Instruction: Leave out the pictures and retype only the lines from the opening line to the line that holds "[], [0.935, 0.965]];", both ends included.

Provided data:
+---+

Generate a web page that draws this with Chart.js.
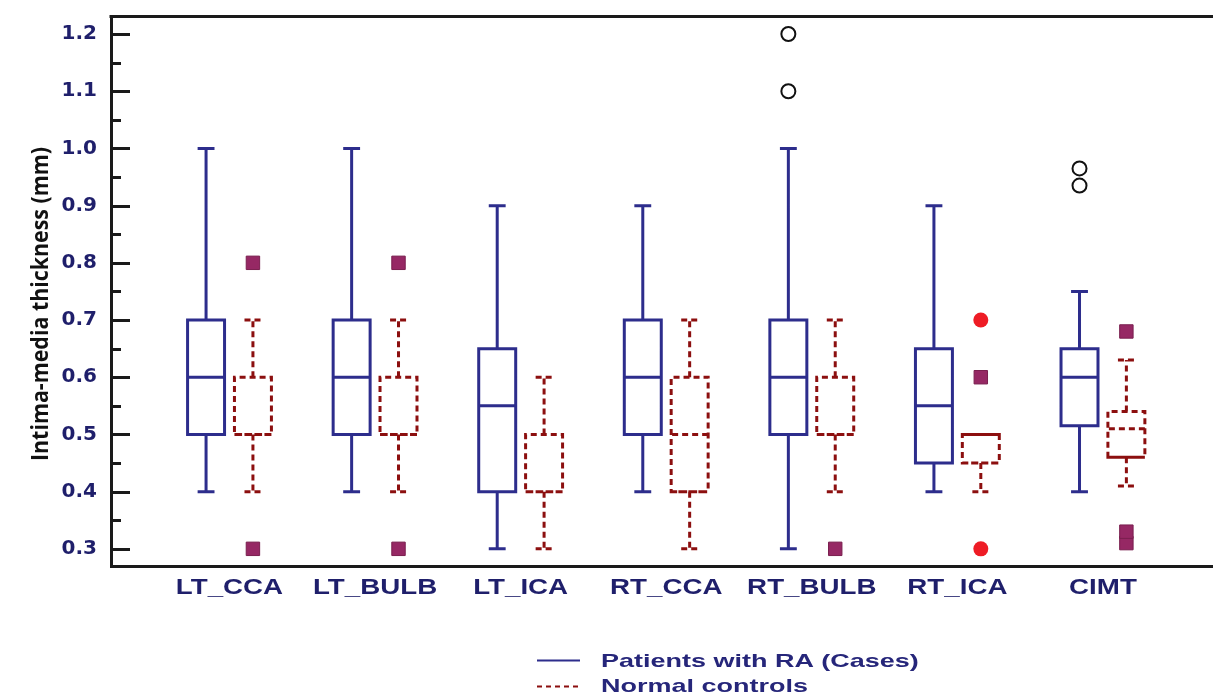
<!DOCTYPE html>
<html>
<head>
<meta charset="utf-8">
<script src="https://cdn.jsdelivr.net/npm/chart.js@4.4.1/dist/chart.umd.min.js"></script>
<style>
  html, body { margin: 0; padding: 0; background: #fff; }
  canvas { display: block; }
</style>
</head>
<body>
<canvas id="myChart" width="1213" height="696" style="width:1213px;height:696px"></canvas>
<script>
// Box plot data (mm)
const categories = ["LT_CCA", "LT_BULB", "LT_ICA", "RT_CCA", "RT_BULB", "RT_ICA", "CIMT"];

// Patients with RA (cases)
const caseMin = [0.4, 0.4, 0.3, 0.4, 0.3, 0.4, 0.4];
const caseQ1 = [0.5, 0.5, 0.4, 0.5, 0.5, 0.45, 0.515];
const caseMedian = [0.6, 0.6, 0.55, 0.6, 0.6, 0.55, 0.6];
const caseQ3 = [0.7, 0.7, 0.65, 0.7, 0.7, 0.65, 0.65];
const caseMax = [1.0, 1.0, 0.9, 0.9, 1.0, 0.9, 0.75];
const caseOutliers = [[], [], [], [], [1.1, 1.2], [], [0.935, 0.965]];

// Normal controls
const ctrlMin = [0.4, 0.4, 0.3, 0.3, 0.4, 0.4, 0.41];
const ctrlQ1 = [0.5, 0.5, 0.4, 0.4, 0.5, 0.45, 0.46];
const ctrlMedian = [0.5, 0.5, 0.4, 0.5, 0.5, 0.5, 0.51];
const ctrlQ3 = [0.6, 0.6, 0.5, 0.6, 0.6, 0.5, 0.54];
const ctrlMax = [0.7, 0.7, 0.6, 0.7, 0.7, 0.5, 0.63];
const ctrlOutliers = [[0.3, 0.8], [0.3, 0.8], [], [], [0.3], [0.6], [0.31, 0.33, 0.68]];
const ctrlExtremes = [[], [], [], [], [], [0.3, 0.7], []];

const yTicks = [0.3, 0.4, 0.5, 0.6, 0.7, 0.8, 0.9, 1.0, 1.1, 1.2];
const yMinorTicks = [0.35, 0.45, 0.55, 0.65, 0.75, 0.85, 0.95, 1.05, 1.15];

const BLUE = "#2d2d8c";
const RED = "#8c0f0f";
const NAVY = "#1f1f6b";

// box geometry in category units
const X_OFF = 0.161;
const HALF = 0.127;
const CAP = 0.058;

function buildBoxes(side, lo, q1, med, q3, hi) {
  const pts = [];
  categories.forEach((c, i) => {
    const cx = i + 1 + side * X_OFF;
    const l = cx - HALF, r = cx + HALF;
    const seg = (arr) => { pts.push(...arr); pts.push({ x: cx, y: null }); };
    seg([{ x: l, y: q1[i] }, { x: r, y: q1[i] }, { x: r, y: q3[i] }, { x: l, y: q3[i] }, { x: l, y: q1[i] }, { x: r, y: q1[i] }]);
    seg([{ x: r, y: med[i] }, { x: l, y: med[i] }]);
    if (hi[i] > q3[i]) {
      seg([{ x: cx, y: q3[i] }, { x: cx, y: hi[i] }]);
      seg([{ x: cx - CAP, y: hi[i] }, { x: cx + CAP, y: hi[i] }]);
    }
    if (lo[i] < q1[i]) {
      seg([{ x: cx, y: q1[i] }, { x: cx, y: lo[i] }]);
      seg([{ x: cx - CAP, y: lo[i] }, { x: cx + CAP, y: lo[i] }]);
    }
  });
  return pts;
}

function buildPoints(side, lists) {
  const pts = [];
  lists.forEach((vals, i) => vals.forEach((v) => pts.push({ x: i + 1 + side * X_OFF, y: v })));
  return pts;
}

function stretchText(ctx, text, x, y, sx, align) {
  ctx.save();
  ctx.translate(x, y);
  ctx.scale(sx, 1);
  ctx.textAlign = align;
  ctx.fillText(text, 0, 0);
  ctx.restore();
}

const decorations = {
  id: "decorations",
  afterDraw(chart) {
    const { ctx, chartArea, scales } = chart;
    const ys = scales.y, xs = scales.x;
    ctx.save();
    // top frame line
    ctx.strokeStyle = "#1a1a1a";
    ctx.lineWidth = 3;
    ctx.beginPath();
    ctx.moveTo(chartArea.left - 1.5, chartArea.top + 0.5);
    ctx.lineTo(chartArea.right, chartArea.top + 0.5);
    ctx.stroke();
    // inward tick marks
    ctx.beginPath();
    yTicks.forEach((v) => {
      const y = Math.round(ys.getPixelForValue(v)) + 0.5;
      ctx.moveTo(chartArea.left, y);
      ctx.lineTo(chartArea.left + 19, y);
    });
    yMinorTicks.forEach((v) => {
      const y = Math.round(ys.getPixelForValue(v)) + 0.5;
      ctx.moveTo(chartArea.left, y);
      ctx.lineTo(chartArea.left + 10, y);
    });
    ctx.stroke();

    // category labels
    ctx.fillStyle = NAVY;
    ctx.font = "bold 22px 'Liberation Sans', Arial, sans-serif";
    ctx.textBaseline = "alphabetic";
    categories.forEach((c, i) => {
      stretchText(ctx, c, xs.getPixelForValue(i + 1), chartArea.bottom + 28, 1.26, "center");
    });

    // y axis title
    ctx.save();
    ctx.fillStyle = "#111";
    ctx.font = "bold 23px 'Open Sans', sans-serif";
    ctx.textAlign = "center";
    ctx.textBaseline = "middle";
    ctx.translate(41, 304);
    ctx.rotate(-Math.PI / 2);
    ctx.scale(0.93, 1);
    ctx.fillText("Intima-media thickness (mm)", 0, 0);
    ctx.restore();

    // legend
    ctx.lineWidth = 2;
    ctx.strokeStyle = BLUE;
    ctx.beginPath();
    ctx.moveTo(537, 660.5);
    ctx.lineTo(580, 660.5);
    ctx.stroke();
    ctx.strokeStyle = RED;
    ctx.setLineDash([5, 4]);
    ctx.beginPath();
    ctx.moveTo(537, 686.5);
    ctx.lineTo(580, 686.5);
    ctx.stroke();
    ctx.setLineDash([]);
    ctx.fillStyle = "#26267a";
    ctx.font = "bold 19px 'Liberation Sans', Arial, sans-serif";
    stretchText(ctx, "Patients with RA (Cases)", 601, 667, 1.42, "left");
    stretchText(ctx, "Normal controls", 601, 692, 1.42, "left");
    ctx.restore();
  },
};

const lineStyle = {
  type: "line",
  pointRadius: 0,
  pointHitRadius: 0,
  borderWidth: 3,
  fill: false,
  tension: 0,
  spanGaps: false,
  borderJoinStyle: "miter",
  borderCapStyle: "butt",
};

const ctx = document.getElementById("myChart");

new Chart(ctx, {
  type: "line",
  data: {
    datasets: [
      {
        ...lineStyle,
        label: "Patients with RA (Cases)",
        data: buildBoxes(-1, caseMin, caseQ1, caseMedian, caseQ3, caseMax),
        borderColor: BLUE,
      },
      {
        ...lineStyle,
        label: "Normal controls",
        data: buildBoxes(1, ctrlMin, ctrlQ1, ctrlMedian, ctrlQ3, ctrlMax),
        borderColor: RED,
        borderDash: [6, 4],
      },
      {
        type: "line",
        showLine: false,
        label: "Case outliers",
        data: buildPoints(-1, caseOutliers),
        pointStyle: "circle",
        pointRadius: 7,
        pointBorderWidth: 2,
        pointBorderColor: "#111",
        pointBackgroundColor: "#fff",
      },
      {
        type: "line",
        showLine: false,
        label: "Control outliers",
        data: buildPoints(1, ctrlOutliers),
        pointStyle: "rect",
        pointRadius: 9.5,
        pointBorderWidth: 1,
        pointBorderColor: "#7a1f4f",
        pointBackgroundColor: "#962864",
      },
      {
        type: "line",
        showLine: false,
        label: "Control extremes",
        data: buildPoints(1, ctrlExtremes),
        pointStyle: "circle",
        pointRadius: 7.5,
        pointBorderWidth: 0,
        pointBackgroundColor: "#ee1c25",
      },
    ],
  },
  options: {
    responsive: false,
    devicePixelRatio: 1,
    animation: false,
    events: [],
    layout: { autoPadding: false, padding: { top: 16, left: 0, right: 0, bottom: 0 } },
    plugins: {
      legend: { display: false },
      tooltip: { enabled: false },
    },
    scales: {
      x: {
        type: "linear",
        min: 0.186,
        max: 7.756,
        ticks: { display: false },
        grid: { display: false, drawTicks: false },
        border: { display: true, color: "#1a1a1a", width: 3 },
        afterFit: (s) => { s.height = 130; s.paddingLeft = 0; s.paddingRight = 0; },
      },
      y: {
        type: "linear",
        min: 0.27,
        max: 1.2315,
        grid: { display: false, drawTicks: false },
        border: { display: true, color: "#1a1a1a", width: 3 },
        afterBuildTicks: (s) => { s.ticks = yTicks.map((v) => ({ value: v })); },
        afterFit: (s) => { s.width = 111; s.paddingTop = 0; s.paddingBottom = 0; },
        ticks: {
          padding: 14,
          color: NAVY,
          font: { family: "'DejaVu Sans', sans-serif", weight: "bold", size: 20 },
          callback: (v) => v.toFixed(1),
        },
      },
    },
  },
  plugins: [decorations],
});
</script>
</body>
</html>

+---+

Task solution:
Generate a web page that draws this with Chart.js.
<!DOCTYPE html>
<html>
<head>
<meta charset="utf-8">
<script src="https://cdn.jsdelivr.net/npm/chart.js@4.4.1/dist/chart.umd.min.js"></script>
<style>
  html, body { margin: 0; padding: 0; background: #fff; }
  canvas { display: block; }
</style>
</head>
<body>
<canvas id="myChart" width="1213" height="696" style="width:1213px;height:696px"></canvas>
<script>
// Box plot data (mm)
const categories = ["LT_CCA", "LT_BULB", "LT_ICA", "RT_CCA", "RT_BULB", "RT_ICA", "CIMT"];

// Patients with RA (cases)
const caseMin = [0.4, 0.4, 0.3, 0.4, 0.3, 0.4, 0.4];
const caseQ1 = [0.5, 0.5, 0.4, 0.5, 0.5, 0.45, 0.515];
const caseMedian = [0.6, 0.6, 0.55, 0.6, 0.6, 0.55, 0.6];
const caseQ3 = [0.7, 0.7, 0.65, 0.7, 0.7, 0.65, 0.65];
const caseMax = [1.0, 1.0, 0.9, 0.9, 1.0, 0.9, 0.75];
const caseOutliers = [[], [], [], [], [1.1, 1.2], [], [0.935, 0.965]];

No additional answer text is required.